While this post does not explain why std::simd is what it is, I hope these examples give you a taste of what’s possible.
Time permitting, there will be more posts on the background and vision of std::simd.
Stay tuned.
Discuss: Mastodon
Postscript: Background & Context
Over the past decade, std::simd has evolved through extensive WG21 committee work, peer-reviewed publications, and my doctoral research. The standardization process took time precisely because I insisted on thoroughness: exploring the design space and ensuring every design choice was backed by evidence.

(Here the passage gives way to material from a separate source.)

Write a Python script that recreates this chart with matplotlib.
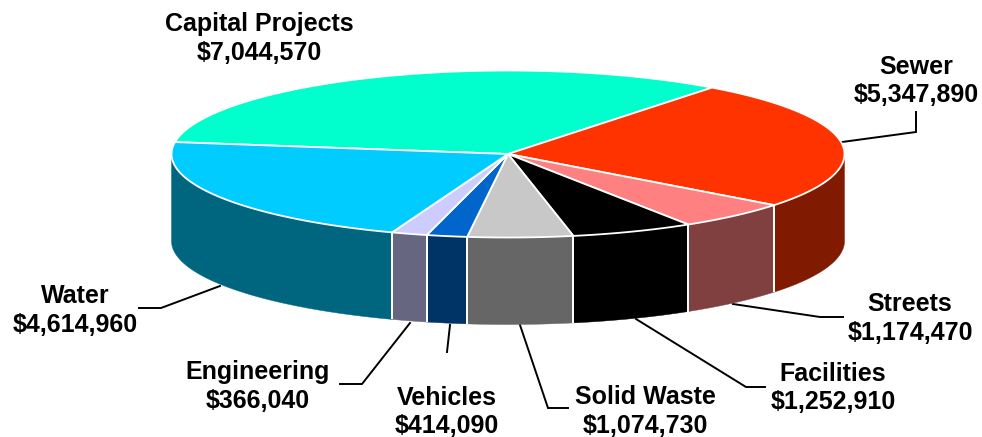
import numpy as np
import matplotlib
matplotlib.use("Agg")
import matplotlib.pyplot as plt
from matplotlib.patches import Polygon

categories = ["Capital Projects", "Sewer", "Streets", "Facilities",
              "Solid Waste", "Vehicles", "Engineering", "Water"]
values = [7044570, 5347890, 1174470, 1252910, 1074730, 414090, 366040, 4614960]
top_colors = ["#00FFCC", "#FF3300", "#FF8080", "#000000",
              "#C8C8C8", "#0066CC", "#CCCCFF", "#00CCFF"]
side_colors = ["#008066", "#801A00", "#804040", "#000000",
               "#666666", "#003366", "#666680", "#006680"]

# layout, in pixels of the 982x437 picture
CX, CY, RX, RY, DEPTH = 508.0, 154.0, 336.5, 83.5, 87.0
START_DEG = 171.8   # left edge of the Capital Projects slice, going clockwise
EDGE = "#FFFFFF"
label_xy = {
    "Capital Projects": (259, 24, 53), "Sewer": (916, 67, 95),
    "Streets": (910, 304, 333), "Facilities": (833, 374, 402),
    "Solid Waste": (645, 397, 426), "Vehicles": (447, 398, 426),
    "Engineering": (258, 372, 401), "Water": (75, 296, 325),
}
leaders = {
    "Sewer": [(842, 142), (916, 132), (916, 112)],
    "Streets": [(733, 304), (820, 317), (843, 317)],
    "Facilities": [(636, 319), (746, 387), (765, 387)],
    "Solid Waste": [(520, 325), (548, 408), (568, 408)],
    "Vehicles": [(450, 325), (447, 352)],
    "Engineering": [(410, 323), (362, 384), (340, 384)],
    "Water": [(220, 286), (161, 308), (139, 308)],
}

plt.rcParams["font.family"] = ["Liberation Sans", "DejaVu Sans"]
fig = plt.figure(figsize=(9.82, 4.37), dpi=100, facecolor="white")
ax = fig.add_axes([0, 0, 1, 1])
ax.set_xlim(0, 982)
ax.set_ylim(437, 0)
ax.axis("off")


def rim(a0, a1, n=120, dy=0.0):
    t = np.radians(np.linspace(a0, a1, n))
    return np.column_stack([CX + RX * np.cos(t), CY - RY * np.sin(t) + dy])


sweeps = np.array(values, dtype=float) / sum(values) * 360.0
ends = START_DEG - np.cumsum(sweeps)
starts = ends + sweeps

# visible outer walls: the part of each slice in the front half of the pie
for a0, a1, col in zip(starts, ends, side_colors):
    for shift in (0, -360):
        hi = min(a0 + shift, 0.0)
        lo = max(a1 + shift, -180.0)
        if hi > lo:
            pts = np.vstack([rim(hi, lo), rim(lo, hi, dy=DEPTH)])
            ax.add_patch(Polygon(pts, closed=True, facecolor=col, edgecolor=col,
                                 linewidth=0.3, zorder=2))
            for a in (hi, lo):
                if -180.0 < a < 0.0:
                    ends_xy = np.vstack([rim(a, a, 1), rim(a, a, 1, dy=DEPTH)])
                    ax.plot(ends_xy[:, 0], ends_xy[:, 1], color=EDGE, lw=1.3,
                            solid_capstyle="butt", zorder=2.5)

# top faces
for a0, a1, col in zip(starts, ends, top_colors):
    pts = np.vstack([[CX, CY], rim(a0, a1)])
    ax.add_patch(Polygon(pts, closed=True, facecolor=col, edgecolor=EDGE,
                         linewidth=1.3, joinstyle="round", zorder=3))

# leader lines and labels
for name, pts in leaders.items():
    xs, ys = zip(*pts)
    ax.plot(xs, ys, color="black", lw=1.4, zorder=1, solid_joinstyle="miter")

for name, val in zip(categories, values):
    x, y1, y2 = label_xy[name]
    ax.text(x, y1, name, ha="center", va="center", fontsize=18,
            fontweight="bold", color="black", zorder=5)
    ax.text(x, y2, f"${val:,}", ha="center", va="center", fontsize=18,
            fontweight="bold", color="black", zorder=5)

fig.savefig("out.png", dpi=100, facecolor="white")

As we reach C++26, the response has been broad. I’ve received numerous success stories from researchers applying these tools, alongside renewed scrutiny regarding specific use cases. Much of this discussion centers on a natural mismatch in expectations: while all SIMD domains were considered during standardization, data-parallel scientific applications drove the primary design decisions. When API choices conflicted between domains, the needs of HPC codes led the way.
Rather than debating these points abstractly, I believe the best way to evaluate any tool is to look at what it actually does.